La seconde partie se présente après cette émotion immense, universelle ! Cette attente anxieuse du public va se jeter sur Cosette. Waterloo va électriser par l’audace du génie que vous y déployez et par la grandeur et l’éclat de la forme. — La fuite de Jean Valjean, Cosette recueillie par lui, la découverte de Jean Valjean par Javert, la poursuite de Javert, sont autant de drames tour à tour doux, tristes ou terribles. Mais, à ce moment, après la retraite au couvent, l’action s’arrête, et deux chapitres admirables, l’un de description, l’autre de philosophie, arrêtent la curiosité impatiente du lecteur, la refroidissent peut-être ! j’entends parler des lecteurs en masse, du grand public, non des gourmets littéraires. Je crains que cet arrêt prolongé ne lui fasse perdre de vue la beauté et la force de développement du drame même ; d’autant plus que cette seconde partie compte ainsi trois livres en dehors de l’action proprement dite et en ralentissent le nœud : Waterloo qu’il faut garder, — le Petit Picpus, — Parenthèse.

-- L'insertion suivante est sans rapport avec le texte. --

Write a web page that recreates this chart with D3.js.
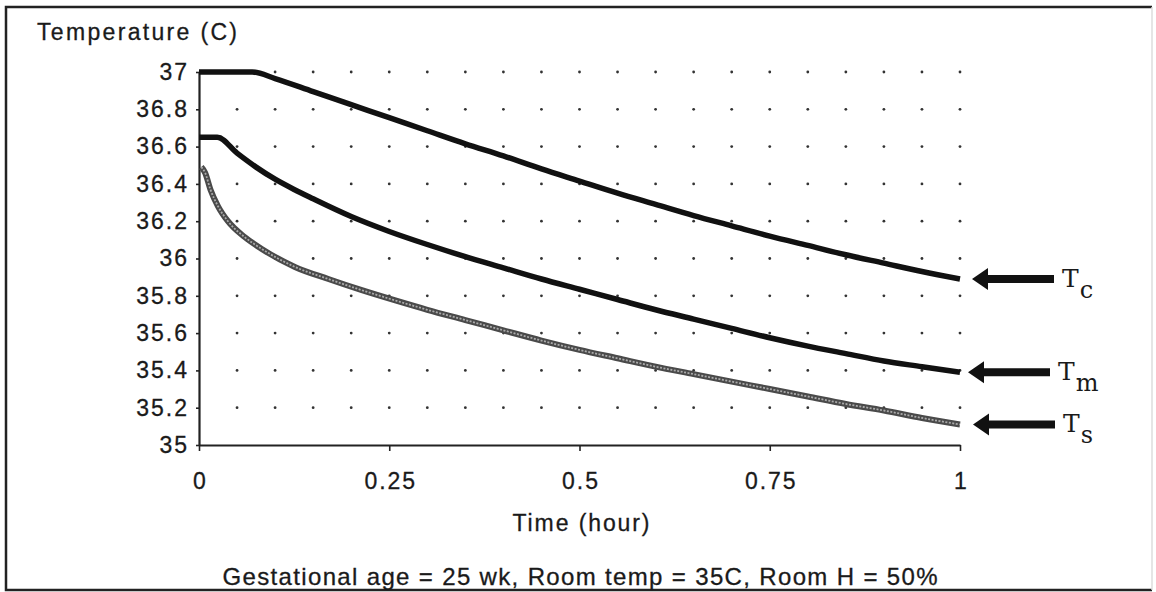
<!DOCTYPE html>
<html>
<head>
<meta charset="utf-8">
<script src="https://cdn.jsdelivr.net/npm/d3@7"></script>
<style>
  body { margin: 0; background: #fff; }
  svg { display: block; }
  text { font-family: 'Liberation Sans', Arial, Helvetica, sans-serif; fill: #1a1a1a; stroke: #1a1a1a; stroke-width: 0.3px; }
</style>
</head>
<body>
<script>
// ---------------- data ----------------
let timeTc = [0, 0.05, 0.07, 0.1, 0.15, 0.2, 0.25, 0.3, 0.35, 0.4, 0.45, 0.5, 0.55, 0.6, 0.65, 0.7, 0.75, 0.8, 0.85, 0.9, 0.95, 1]
let valTc  = [37, 37, 37, 36.965, 36.895, 36.825, 36.755, 36.685, 36.615, 36.55, 36.48, 36.415, 36.35, 36.29, 36.23, 36.175, 36.12, 36.07, 36.02, 35.975, 35.93, 35.89]

let timeTm = [0, 0.024, 0.05, 0.075, 0.1, 0.125, 0.15, 0.2, 0.25, 0.3, 0.35, 0.4, 0.45, 0.5, 0.55, 0.6, 0.65, 0.7, 0.75, 0.8, 0.85, 0.9, 0.95, 1]
let valTm  = [36.65, 36.65, 36.565, 36.49, 36.425, 36.37, 36.32, 36.225, 36.145, 36.075, 36.01, 35.95, 35.89, 35.835, 35.78, 35.725, 35.675, 35.625, 35.575, 35.53, 35.49, 35.45, 35.42, 35.39]

let timeTs = [0.003, 0.008, 0.015, 0.025, 0.038, 0.06, 0.083, 0.126, 0.17, 0.214, 0.258, 0.3, 0.35, 0.4, 0.45, 0.5, 0.55, 0.6, 0.65, 0.7, 0.75, 0.8, 0.85, 0.9, 0.95, 1]
let valTs  = [36.49, 36.46, 36.37, 36.28, 36.2, 36.115, 36.05, 35.955, 35.89, 35.83, 35.775, 35.725, 35.67, 35.615, 35.56, 35.51, 35.465, 35.42, 35.38, 35.34, 35.3, 35.26, 35.22, 35.185, 35.145, 35.11]

let xTicks = [0, 0.25, 0.5, 0.75, 1]
let xTickLabels = ['0', '0.25', '0.5', '0.75', '1']
let yTicks = [35, 35.2, 35.4, 35.6, 35.8, 36, 36.2, 36.4, 36.6, 36.8, 37]
let yTickLabels = ['35', '35.2', '35.4', '35.6', '35.8', '36', '36.2', '36.4', '36.6', '36.8', '37']

let seriesNames = ['c', 'm', 's']

let width = 1156
let height = 592
let plotLeft = 199, plotRight = 960, plotTop = 72, plotBottom = 445

let svg = d3.select('body').append('svg')
  .attr('width', width)
  .attr('height', height)

// outer frame
svg.append('path')
  .attr('d', `M${width - 4},7 H6 V590 H${width - 4}`)
  .attr('fill', 'none')
  .attr('stroke', '#222')
  .attr('stroke-width', 2.5)
svg.append('line')
  .attr('x1', width - 4).attr('x2', width - 4).attr('y1', 7).attr('y2', 590)
  .attr('stroke', '#ddd').attr('stroke-width', 1.5)

let xScale = d3.scaleLinear().domain([0, 1]).range([plotLeft, plotRight])
let yScale = d3.scaleLinear().domain([35, 37]).range([plotBottom, plotTop])

// dotted grid
let gridX = d3.range(1, 21).map(i => i * 0.05)
let gridY = yTicks.slice(1)
let dots = []
gridX.forEach(gx => gridY.forEach(gy => dots.push([gx, gy])))
svg.append('g').selectAll('circle')
  .data(dots)
  .enter()
  .append('circle')
  .attr('cx', d => xScale(d[0]))
  .attr('cy', d => yScale(d[1]))
  .attr('r', 1.4)
  .attr('fill', '#333')

// axes
let xAxis = d3.axisBottom(xScale)
  .tickValues(xTicks)
  .tickFormat((d, i) => xTickLabels[i])
  .tickSizeInner(6)
  .tickSizeOuter(0)
  .tickPadding(22)

let yAxis = d3.axisLeft(yScale)
  .tickValues(yTicks)
  .tickFormat((d, i) => yTickLabels[i])
  .tickSizeInner(3)
  .tickSizeOuter(0)
  .tickPadding(9)

let gx = svg.append('g')
  .attr('transform', 'translate(0,' + plotBottom + ')')
  .call(xAxis)
let gy = svg.append('g')
  .attr('transform', 'translate(' + plotLeft + ',0)')
  .call(yAxis)

;[gx, gy].forEach(g => {
  g.select('.domain').attr('stroke', '#222').attr('stroke-width', 2.2)
  g.selectAll('.tick line').attr('stroke', '#222').attr('stroke-width', 1.6)
  g.selectAll('.tick text')
    .attr('font-size', 23)
    .attr('fill', '#1a1a1a')
    .style('font-family', "'Liberation Sans', Arial, sans-serif")
    .style('letter-spacing', '2px')
})
gx.selectAll('.tick text').attr('dx', 1)
gy.selectAll('.tick text').attr('dx', 2)

// lines
let line = d3.line()
  .x(d => xScale(d[0]))
  .y(d => yScale(d[1]))
  .curve(d3.curveMonotoneX)

let tcData = d3.zip(timeTc, valTc)
let tmData = d3.zip(timeTm, valTm)
let tsData = d3.zip(timeTs, valTs)

svg.append('path').datum(tcData)
  .attr('d', line).attr('fill', 'none')
  .attr('stroke', '#111').attr('stroke-width', 5.5).attr('stroke-linejoin', 'round')

svg.append('path').datum(tmData)
  .attr('d', line).attr('fill', 'none')
  .attr('stroke', '#111').attr('stroke-width', 5.5).attr('stroke-linejoin', 'round')

// Ts is the grey hatched one
svg.append('path').datum(tsData)
  .attr('d', line).attr('fill', 'none')
  .attr('stroke', '#4a4a4a').attr('stroke-width', 6).attr('stroke-linejoin', 'round')
svg.append('path').datum(tsData)
  .attr('d', line).attr('fill', 'none')
  .attr('stroke', '#aaa').attr('stroke-width', 1.8)
  .attr('stroke-dasharray', '2 1.5')

// arrows + T labels at the right end
let ends = [valTc[valTc.length - 1], valTm[valTm.length - 1], valTs[valTs.length - 1]]
let tipX = [xScale(1) + 12, xScale(1) + 8, xScale(1) + 13]

ends.forEach((v, i) => {
  let y = yScale(v)
  let x0 = tipX[i]
  let g = svg.append('g')
  g.append('path')
    .attr('d', `M${x0},${y} L${x0 + 16},${y - 11} L${x0 + 16},${y - 4} L${x0 + 82},${y - 4} L${x0 + 82},${y + 4} L${x0 + 16},${y + 4} L${x0 + 16},${y + 11} Z`)
    .attr('fill', '#111')
  let t = g.append('text')
    .attr('x', x0 + 90)
    .attr('y', y + 8)
    .style('font-family', "'DejaVu Serif', 'Liberation Serif', serif")
    .style('stroke-width', '0px')
    .attr('font-size', 25)
    .attr('fill', '#222')
  t.append('tspan').text('T')
  t.append('tspan').attr('dy', 11).attr('dx', 1).attr('font-size', 24).text(seriesNames[i])
})

// titles
svg.append('text')
  .attr('x', 37).attr('y', 40)
  .attr('font-size', 23)
  .attr('textLength', 200).attr('lengthAdjust', 'spacing')
  .text('Temperature  (C)')

svg.append('text')
  .attr('x', 581).attr('y', 531)
  .attr('text-anchor', 'middle')
  .attr('font-size', 23)
  .attr('textLength', 137).attr('lengthAdjust', 'spacing')
  .text('Time  (hour)')

svg.append('text')
  .attr('x', 580).attr('y', 585)
  .attr('text-anchor', 'middle')
  .attr('font-size', 24)
  .attr('textLength', 715).attr('lengthAdjust', 'spacing')
  .text('Gestational age = 25 wk, Room temp = 35C, Room H = 50%')
</script>
</body>
</html>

Je mets en regard, d’une part, l’appréciation première du public qui dévore un livre et court au drame, et d’autre part, la matière assez étendue de la seconde partie, qui, telle qu’elle est, forcera, pour se restreindre à deux volumes, à donner des volumes bien forts pour un prix modeste, et je vous demande si, à votre avis, le système que vous avez suivi pour Notre-Dame de Paris ne serait pas le meilleur, savoir : réserver les livres Petit Picpus et Parenthèse pour une seconde et troisième édition, comme il en a été de Ceci tuera cela de Paris à vol d’oiseau. Ce serait une nouveauté pour les éditions subséquentes et un nouveau succès, tandis que le premier public n’appréciera point assez ces beautés hors ligne à cause de son ardeur à suivre l’action et le développement des héros et à attendre la venue de personnages nouveaux, de nouveaux misérables d’autre espèce. À moins encore que vous ne fassiez aboutir au chapitre du couvent une action qui se mêle au récit, à la description, à l’étude philosophique qui l’anime…

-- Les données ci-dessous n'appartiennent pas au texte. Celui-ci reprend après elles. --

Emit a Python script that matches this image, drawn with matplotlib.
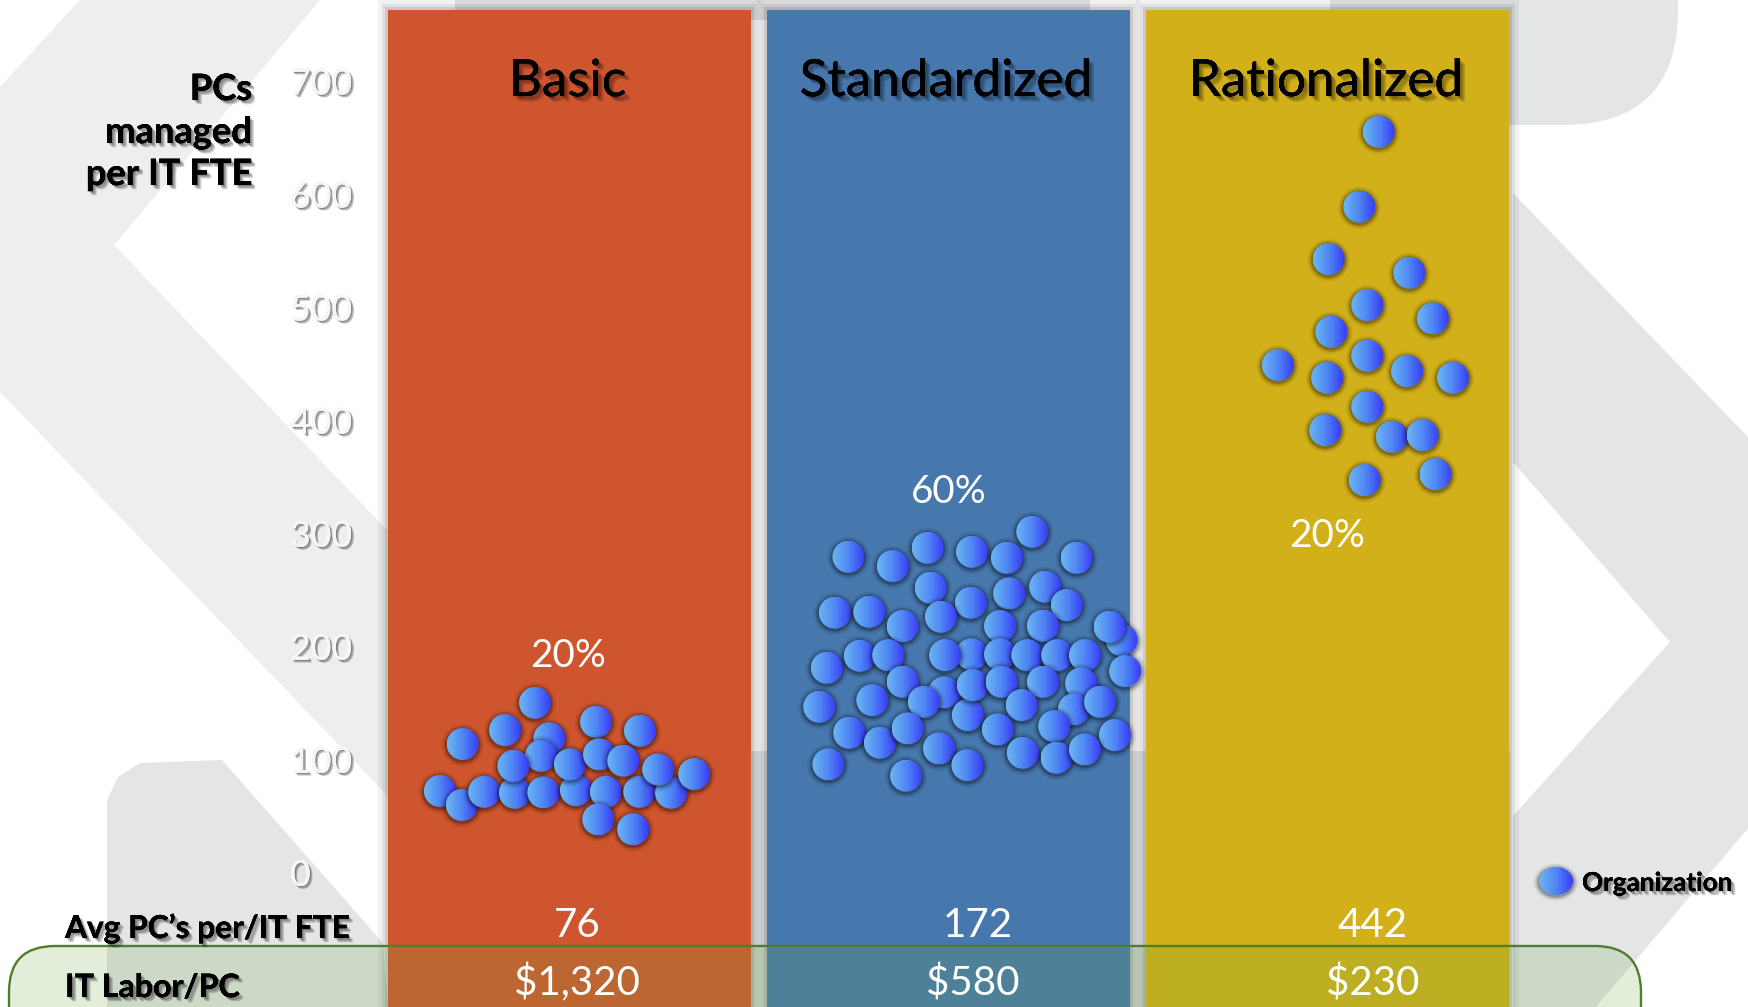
import numpy as np
import matplotlib
matplotlib.use("Agg")
import matplotlib.pyplot as plt
from matplotlib.patches import Ellipse, FancyBboxPatch, Polygon, Rectangle
from matplotlib.colors import LinearSegmentedColormap
from matplotlib.transforms import Affine2D, offset_copy
import matplotlib.patheffects as pe

# ---------------- data ----------------
categories = ["Basic", "Standardized", "Rationalized"]
share_labels = ["20%", "60%", "20%"]
avg_pcs_per_fte = [76, 172, 442]
it_labor_per_pc = ["$1,320", "$580", "$230"]
y_ticks = [0, 100, 200, 300, 400, 500, 600, 700]

# organisations: horizontal jitter inside the column (column units) and PCs per IT FTE
basic_dx = [-0.342, -0.284, -0.225, -0.144, -0.069, 0.017, 0.096, 0.184, 0.268, 0.076, 0.168,
            -0.091, -0.170, -0.282, -0.053, 0.070, 0.186,
            -0.075, -0.148, 0.001, 0.078, 0.142, 0.234, 0.329]
basic_pcs = [72.4, 60.0, 71.7, 70.8, 71.2, 73.2, 71.7, 71.7, 70.8, 47.3, 38.5,
             150.4, 126.3, 113.9, 119.0, 133.6, 125.7,
             103.6, 94.7, 96.0, 104.8, 99.2, 91.5, 87.4]

std_dx = [0.221, -0.264, -0.147, -0.055, 0.062, 0.154, 0.338,
          -0.047, 0.059, 0.160, 0.255, 0.312,
          -0.300, -0.209, -0.121, -0.020, 0.136, 0.249, 0.457, 0.425,
          0.061, 0.136, -0.321, -0.234, -0.159, -0.009, 0.208, 0.287, 0.360, 0.466,
          -0.011, 0.051, -0.121, 0.064, 0.140, 0.249, 0.350,
          -0.341, -0.201, -0.065, 0.193, 0.331, 0.400,
          -0.262, -0.181, -0.108, -0.025, 0.130, 0.279, 0.439,
          -0.317, -0.112, 0.050, 0.196, 0.285, 0.360]
std_pcs = [301.7, 279.6, 271.4, 287.5, 284.0, 278.7, 278.7,
           252.2, 238.9, 247.2, 253.1, 236.9,
           230.1, 230.9, 218.3, 226.5, 218.3, 218.6, 205.9, 217.7,
           193.3, 193.3, 181.4, 192.0, 192.6, 192.6, 192.6, 192.6, 192.6, 178.5,
           159.7, 139.6, 169.0, 166.1, 169.0, 169.0, 167.6,
           146.9, 152.8, 151.3, 148.4, 144.6, 151.3,
           123.9, 115.1, 127.8, 110.1, 126.9, 129.8, 121.9,
           96.0, 85.9, 95.3, 106.2, 101.8, 109.2]

rat_dx = [0.135, 0.084, 0.003, 0.216, 0.105, 0.278, 0.010, -0.131, 0.105, 0.210,
          0.331, -0.001, 0.105, -0.006, 0.170, 0.251, 0.098, 0.285]
rat_pcs = [655.5, 589.2, 542.9, 530.8, 502.2, 490.4, 478.6, 449.1, 457.4, 443.8,
           437.9, 437.9, 412.3, 391.6, 385.7, 387.2, 347.4, 352.7]

col_colors = ["#cf552e", "#4677ad", "#d2b01a"]

# ---------------- layout ----------------
W, H, DPI = 1748, 1007, 100
PX_X = 379.0          # pixels per column unit
PX_Y = 1.1306         # pixels per PC
X0_PX = 569.5         # pixel x of first column centre
Y0_PX = 872.8         # pixel y (from top) of value 0

fig = plt.figure(figsize=(W / DPI, H / DPI), dpi=DPI)
fig.patch.set_facecolor("white")
ax = fig.add_axes([0, 0, 1, 1])
ax.set_axis_off()
XLIM = (-X0_PX / PX_X, (W - X0_PX) / PX_X)
YLIM = ((Y0_PX - H) / PX_Y, Y0_PX / PX_Y)

def X(px):
    return (px - X0_PX) / PX_X

def Y(py):
    return (Y0_PX - py) / PX_Y

PIX = Affine2D().scale(1, -1).translate(0, H)   # pixel coords, y down

FONT = "Lato"

# ---- background watermark ----
light = "#edeeee"
mid = "#e4e5e6"
wm = [
    ([(80, 0), (320, 0), (114, 245), (388, 531), (388, 796), (0, 392), (0, 87)], light),
    ([(107, 1007), (107, 800), (118, 777), (140, 763), (222, 760), (383, 943), (388, 1007)], mid),
    ([(1513, 193), (1925, 621), (1513, 1104), (1513, 816), (1670, 642), (1513, 462)], mid),
    ([(388, 751), (1510, 751), (1510, 1007), (388, 1007)], mid),
    ([(455, 0), (1090, 0), (1090, 20), (455, 20)], mid),
]
for poly, c in wm:
    ax.add_patch(Polygon(poly, closed=True, facecolor=c, edgecolor="none",
                         transform=PIX, zorder=0))
ax.add_patch(FancyBboxPatch((1330, -300), 348, 425, boxstyle="round,pad=0,rounding_size=115",
                            facecolor=mid, edgecolor="none", transform=PIX, zorder=0))

# ---- columns ----
col_x = np.arange(len(categories))
COL_W = 363 / PX_X
COL_TOP = Y(10)
COL_BOT = YLIM[0] - 20
for grow, a in [(10, 0.05), (6, 0.07), (3, 0.10)]:
    ax.bar(col_x, COL_TOP - COL_BOT + grow / PX_Y * 2, bottom=COL_BOT - grow / PX_Y,
           width=COL_W + 2 * grow / PX_X, color="black", alpha=a, zorder=1, linewidth=0)
ax.bar(col_x, COL_TOP - COL_BOT, bottom=COL_BOT, width=COL_W, color=col_colors,
       zorder=2, linewidth=0)

# ---- organisation balls ----
ball_cmap = LinearSegmentedColormap.from_list("ball", ["#6cb6f2", "#4f86f4", "#3a3cf8"])
grad = np.linspace(0, 1, 64).reshape(1, -1)
RX = 16 / PX_X
RY = 16 / PX_Y

def ball(x, y, z, rx=RX, ry=RY):
    for s, a in [(1.32, 0.07), (1.2, 0.12), (1.1, 0.22)]:
        ax.add_patch(Ellipse((x, y - 1.2 / PX_Y), 2 * rx * s, 2 * ry * s, facecolor="black",
                             alpha=a, linewidth=0, zorder=z))
    e = Ellipse((x, y), 2 * rx, 2 * ry, facecolor="none", linewidth=0, zorder=z + 0.001)
    ax.add_patch(e)
    im = ax.imshow(grad, cmap=ball_cmap, extent=[x - rx, x + rx, y - ry, y + ry],
                   aspect="auto", interpolation="bilinear", zorder=z + 0.002)
    im.set_clip_path(e)

z = 3.0
for ci, (dxs, vals) in enumerate([(basic_dx, basic_pcs), (std_dx, std_pcs), (rat_dx, rat_pcs)]):
    for dx, v in zip(dxs, vals):
        ball(col_x[ci] + dx, v, z)
        z += 0.01

# ---- green band ----
band = FancyBboxPatch((9, 946), 1632, 160, boxstyle="round,pad=0,rounding_size=46",
                      facecolor=(0.439, 0.678, 0.278, 0.2), edgecolor="#4f7f2c",
                      linewidth=1.7, transform=PIX, zorder=6)
ax.add_patch(band)

ax.set_xlim(*XLIM)
ax.set_ylim(*YLIM)

fig.canvas.draw()
R = fig.canvas.get_renderer()

def fit(texts, ref, target):
    w = ref.get_window_extent(R).width
    k = target / w
    for t in texts:
        t.set_fontsize(t.get_fontsize() * k)

def shadow(color="black", alpha=0.18, n=3, step=1.0):
    eff = [pe.withSimplePatchShadow(offset=(step * i, -step * i), shadow_rgbFace=color,
                                    alpha=alpha) for i in range(1, n + 1)]
    return eff + [pe.Normal()]

# titles
title_x = [567.5, 946, 1326]
titles = [ax.text(X(title_x[i]), Y(96), categories[i], ha="center", va="baseline", fontsize=30,
                  family=FONT, color="black", zorder=8,
                  path_effects=shadow("black", 0.14, 4, 1.0)) for i in range(3)]
fit(titles, titles[1], 292)

# y tick labels (from the y scale)
tick_tr = offset_copy(ax.transData, fig=fig, x=0, y=-13, units="dots")
tick_texts = []
for v in y_ticks:
    tick_texts.append(ax.text(X(290), v, str(v), ha="left", va="baseline", fontsize=24,
                              family=FONT, color="#f6f6f6", transform=tick_tr, zorder=8,
                              path_effects=shadow("#333333", 0.35, 2, 1.0)))
fit(tick_texts, tick_texts[-1], 62)

# y axis label
ylab = [ax.text(X(252), Y(b), s, ha="right", va="baseline", fontsize=22, family=FONT,
                fontweight="bold", color="black", zorder=8,
                path_effects=shadow("black", 0.2, 3, 1.0))
        for s, b in [("PCs", 100), ("managed", 143), ("per IT FTE", 185)]]
fit(ylab, ylab[2], 167)

# share percentages
pct_pos = [(568, 667), (948.5, 503), (1327, 547)]
pcts = [ax.text(X(px), Y(py), share_labels[i], ha="center", va="baseline", fontsize=24,
                family=FONT, color="white", zorder=8) for i, (px, py) in enumerate(pct_pos)]
fit(pcts, pcts[0], 76)

# bottom rows
val_x = [577, 978, 1373]
avg_t = [ax.text(X(val_x[i]), Y(937), str(avg_pcs_per_fte[i]), ha="center", va="baseline",
                 fontsize=24, family=FONT, color="white", zorder=9) for i in range(3)]
lab_x = [577, 973, 1373]
cost_t = [ax.text(X(lab_x[i]), Y(995), it_labor_per_pc[i], ha="center", va="baseline",
                  fontsize=24, family=FONT, color="white", zorder=9) for i in range(3)]
fit(avg_t + cost_t, cost_t[0], 126)

row1 = ax.text(X(65), Y(938), "Avg PC\u2019s per/IT FTE", ha="left", va="baseline", fontsize=18,
               family=FONT, fontweight="bold", color="black", zorder=9,
               path_effects=shadow("black", 0.2, 3, 1.0))
fit([row1], row1, 285)
row2 = ax.text(X(65), Y(997), "IT Labor/PC", ha="left", va="baseline", fontsize=18,
               family=FONT, fontweight="bold", color="black", zorder=9,
               path_effects=shadow("black", 0.2, 3, 1.0))
fit([row2], row2, 175)

# legend
ball(X(1556), Y(881), 9, rx=17 / PX_X, ry=14 / PX_Y)
leg = ax.text(X(1582), Y(891), "Organization", ha="left", va="baseline", fontsize=16,
              family=FONT, fontweight="bold", color="black", zorder=9,
              path_effects=shadow("black", 0.2, 3, 1.0))
fit([leg], leg, 151)

ax.set_xlim(*XLIM)
ax.set_ylim(*YLIM)
fig.savefig("out.png", dpi=DPI, facecolor="white")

Et Lacroix profite de l’occasion pour réclamer encore la présence de Victor Hugo à Bruxelles ; on pourrait causer, se voir ; on gagnerait du temps pour la rapidité de l’exécution. Ah ! venez, vous seriez si tranquille :


Venez, venez, cher maître, que je vous dise toute mon admiration et que vous jugiez par mes sentiments, mes impressions, de l’effet énorme que doivent produire les Misérables.


Victor Hugo ne répond nullement à cet appel, mais répond aux critiques.

En somme Lacroix n’a lu que les deux premières parties : peut-il bien porter un jugement sur un roman aussi considérable, et surtout critiquer ce qu’il appelle quelques longueurs ?

C’est l’avis de Victor Hugo :


Je vous mettrai en garde contre vous-même. L’inconvénient de ce livre, pour ceux qui cherchent à s’en rendre compte, c’est son étendue. S’il pouvait être publié d’un seul bloc, je crois que l’effet en serait décisif. Mais, ne pouvant être encore à cette heure lu que morcelé, l’ensemble échappe. Or c’est l’ensemble qui est tout. Tel détail, qui peut sembler long dans la première ou la deuxième partie, est une préparation de la fin. Et ce qui aura paru longueur au commencement ajoutera à l’effet dramatique du dénouement.